Records with drawing code

★ ★ ★ ★ ★ ★ ★

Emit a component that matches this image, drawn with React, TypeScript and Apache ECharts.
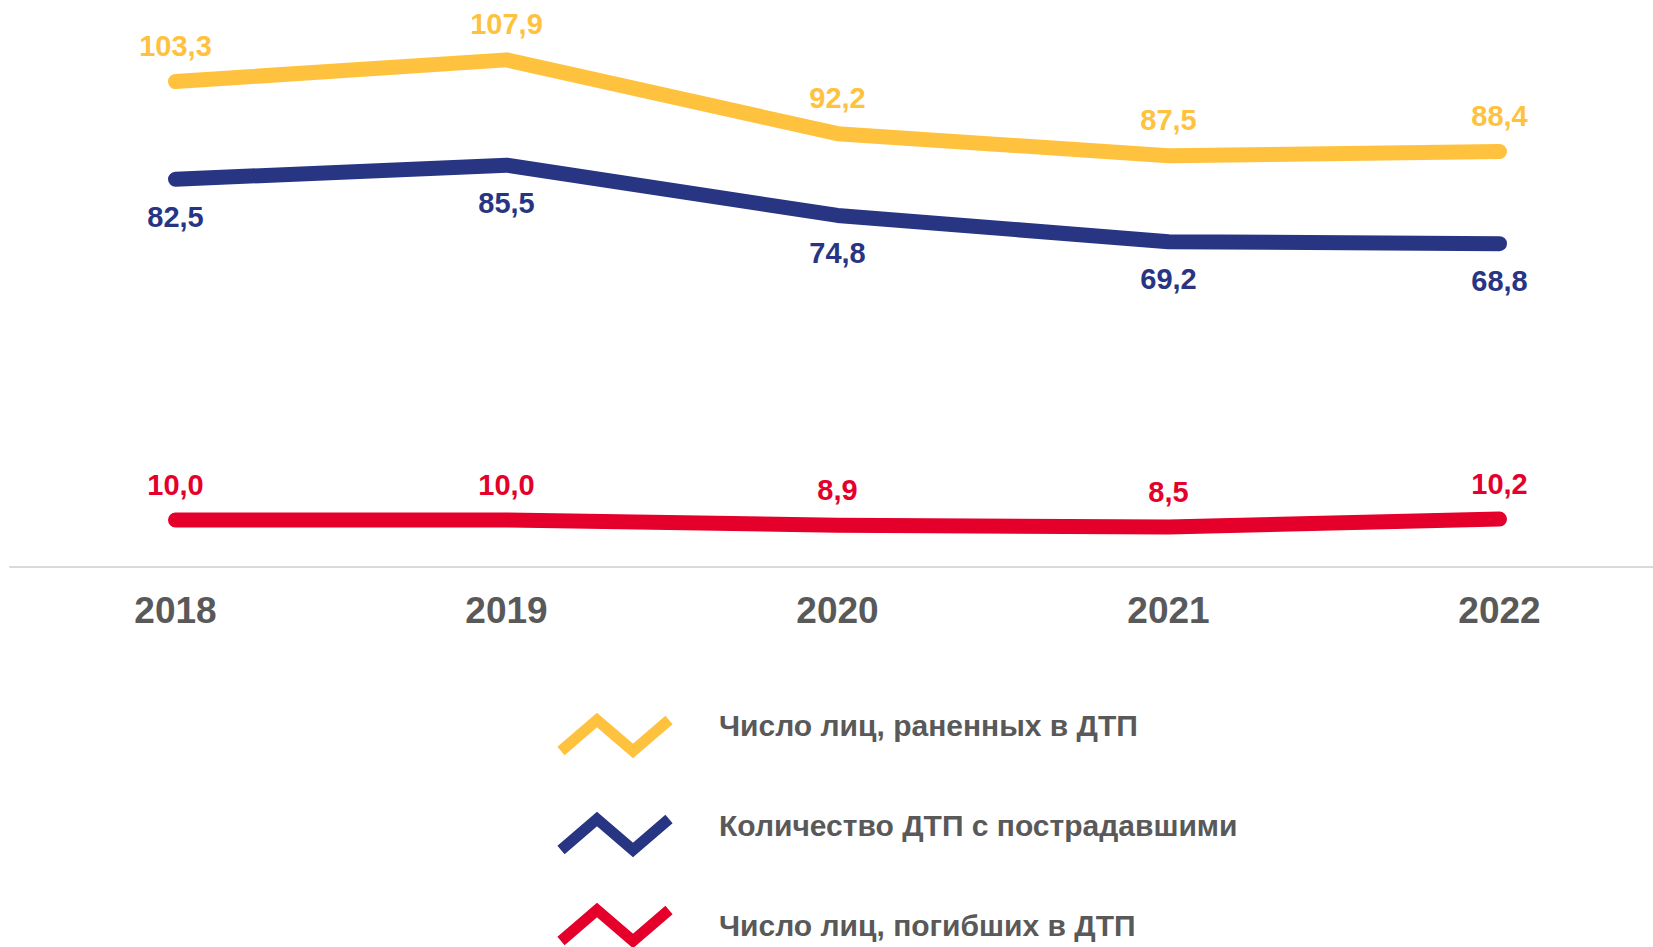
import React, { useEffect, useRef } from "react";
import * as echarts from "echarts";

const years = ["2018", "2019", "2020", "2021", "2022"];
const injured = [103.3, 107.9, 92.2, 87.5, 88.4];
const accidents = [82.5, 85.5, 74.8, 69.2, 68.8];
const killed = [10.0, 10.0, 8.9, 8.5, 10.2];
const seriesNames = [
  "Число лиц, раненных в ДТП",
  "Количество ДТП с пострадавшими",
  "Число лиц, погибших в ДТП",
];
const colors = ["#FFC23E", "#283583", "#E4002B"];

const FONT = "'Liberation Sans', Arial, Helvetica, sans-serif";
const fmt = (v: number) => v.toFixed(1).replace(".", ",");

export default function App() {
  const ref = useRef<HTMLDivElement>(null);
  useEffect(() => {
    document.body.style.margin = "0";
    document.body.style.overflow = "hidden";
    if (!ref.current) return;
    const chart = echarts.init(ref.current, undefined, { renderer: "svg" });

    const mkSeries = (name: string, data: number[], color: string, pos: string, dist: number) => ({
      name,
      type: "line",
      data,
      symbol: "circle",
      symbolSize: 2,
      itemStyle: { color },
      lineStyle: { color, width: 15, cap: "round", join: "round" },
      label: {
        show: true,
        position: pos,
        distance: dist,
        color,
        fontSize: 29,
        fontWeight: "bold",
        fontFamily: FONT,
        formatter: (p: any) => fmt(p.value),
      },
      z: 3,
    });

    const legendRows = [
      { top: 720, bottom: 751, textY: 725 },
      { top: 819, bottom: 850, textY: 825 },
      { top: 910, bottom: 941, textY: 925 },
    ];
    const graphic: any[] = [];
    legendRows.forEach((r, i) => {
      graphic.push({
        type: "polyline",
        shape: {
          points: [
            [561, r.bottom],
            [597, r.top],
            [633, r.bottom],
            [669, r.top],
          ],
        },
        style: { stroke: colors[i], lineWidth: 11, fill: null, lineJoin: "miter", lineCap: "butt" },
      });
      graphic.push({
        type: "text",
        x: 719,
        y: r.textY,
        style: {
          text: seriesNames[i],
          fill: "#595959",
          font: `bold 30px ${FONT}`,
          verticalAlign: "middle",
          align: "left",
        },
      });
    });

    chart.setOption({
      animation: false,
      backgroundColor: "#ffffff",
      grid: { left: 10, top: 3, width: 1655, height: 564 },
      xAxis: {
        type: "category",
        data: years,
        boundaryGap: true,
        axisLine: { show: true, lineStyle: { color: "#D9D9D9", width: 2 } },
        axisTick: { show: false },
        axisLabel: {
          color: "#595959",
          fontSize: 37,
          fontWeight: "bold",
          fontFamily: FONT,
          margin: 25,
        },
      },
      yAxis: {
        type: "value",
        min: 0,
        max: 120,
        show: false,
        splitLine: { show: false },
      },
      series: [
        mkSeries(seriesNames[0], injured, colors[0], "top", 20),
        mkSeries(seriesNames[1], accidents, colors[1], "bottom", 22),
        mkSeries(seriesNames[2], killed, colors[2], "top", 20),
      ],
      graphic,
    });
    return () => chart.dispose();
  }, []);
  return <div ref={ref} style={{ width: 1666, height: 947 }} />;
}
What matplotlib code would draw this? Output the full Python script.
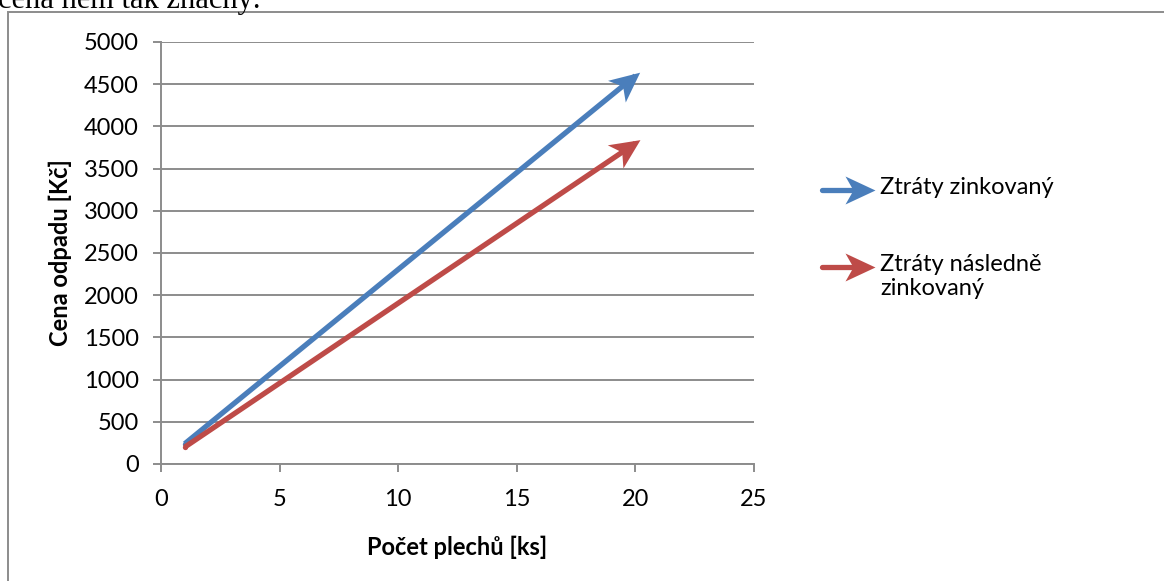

★ ★ ★ ★ ★ ★ ★

BRIEF
Print every entry above again without changing a word, and omit the pictures.

WRITTEN RESPONSE
Emit a component that matches this image, drawn with React, TypeScript and Apache ECharts.
import React, { useEffect, useRef } from "react";
import * as echarts from "echarts";

const years = ["2018", "2019", "2020", "2021", "2022"];
const injured = [103.3, 107.9, 92.2, 87.5, 88.4];
const accidents = [82.5, 85.5, 74.8, 69.2, 68.8];
const killed = [10.0, 10.0, 8.9, 8.5, 10.2];
const seriesNames = [
  "Число лиц, раненных в ДТП",
  "Количество ДТП с пострадавшими",
  "Число лиц, погибших в ДТП",
];
const colors = ["#FFC23E", "#283583", "#E4002B"];

const FONT = "'Liberation Sans', Arial, Helvetica, sans-serif";
const fmt = (v: number) => v.toFixed(1).replace(".", ",");

export default function App() {
  const ref = useRef<HTMLDivElement>(null);
  useEffect(() => {
    document.body.style.margin = "0";
    document.body.style.overflow = "hidden";
    if (!ref.current) return;
    const chart = echarts.init(ref.current, undefined, { renderer: "svg" });

    const mkSeries = (name: string, data: number[], color: string, pos: string, dist: number) => ({
      name,
      type: "line",
      data,
      symbol: "circle",
      symbolSize: 2,
      itemStyle: { color },
      lineStyle: { color, width: 15, cap: "round", join: "round" },
      label: {
        show: true,
        position: pos,
        distance: dist,
        color,
        fontSize: 29,
        fontWeight: "bold",
        fontFamily: FONT,
        formatter: (p: any) => fmt(p.value),
      },
      z: 3,
    });

    const legendRows = [
      { top: 720, bottom: 751, textY: 725 },
      { top: 819, bottom: 850, textY: 825 },
      { top: 910, bottom: 941, textY: 925 },
    ];
    const graphic: any[] = [];
    legendRows.forEach((r, i) => {
      graphic.push({
        type: "polyline",
        shape: {
          points: [
            [561, r.bottom],
            [597, r.top],
            [633, r.bottom],
            [669, r.top],
          ],
        },
        style: { stroke: colors[i], lineWidth: 11, fill: null, lineJoin: "miter", lineCap: "butt" },
      });
      graphic.push({
        type: "text",
        x: 719,
        y: r.textY,
        style: {
          text: seriesNames[i],
          fill: "#595959",
          font: `bold 30px ${FONT}`,
          verticalAlign: "middle",
          align: "left",
        },
      });
    });

    chart.setOption({
      animation: false,
      backgroundColor: "#ffffff",
      grid: { left: 10, top: 3, width: 1655, height: 564 },
      xAxis: {
        type: "category",
        data: years,
        boundaryGap: true,
        axisLine: { show: true, lineStyle: { color: "#D9D9D9", width: 2 } },
        axisTick: { show: false },
        axisLabel: {
          color: "#595959",
          fontSize: 37,
          fontWeight: "bold",
          fontFamily: FONT,
          margin: 25,
        },
      },
      yAxis: {
        type: "value",
        min: 0,
        max: 120,
        show: false,
        splitLine: { show: false },
      },
      series: [
        mkSeries(seriesNames[0], injured, colors[0], "top", 20),
        mkSeries(seriesNames[1], accidents, colors[1], "bottom", 22),
        mkSeries(seriesNames[2], killed, colors[2], "top", 20),
      ],
      graphic,
    });
    return () => chart.dispose();
  }, []);
  return <div ref={ref} style={{ width: 1666, height: 947 }} />;
}
What matplotlib code would draw this? Output the full Python script.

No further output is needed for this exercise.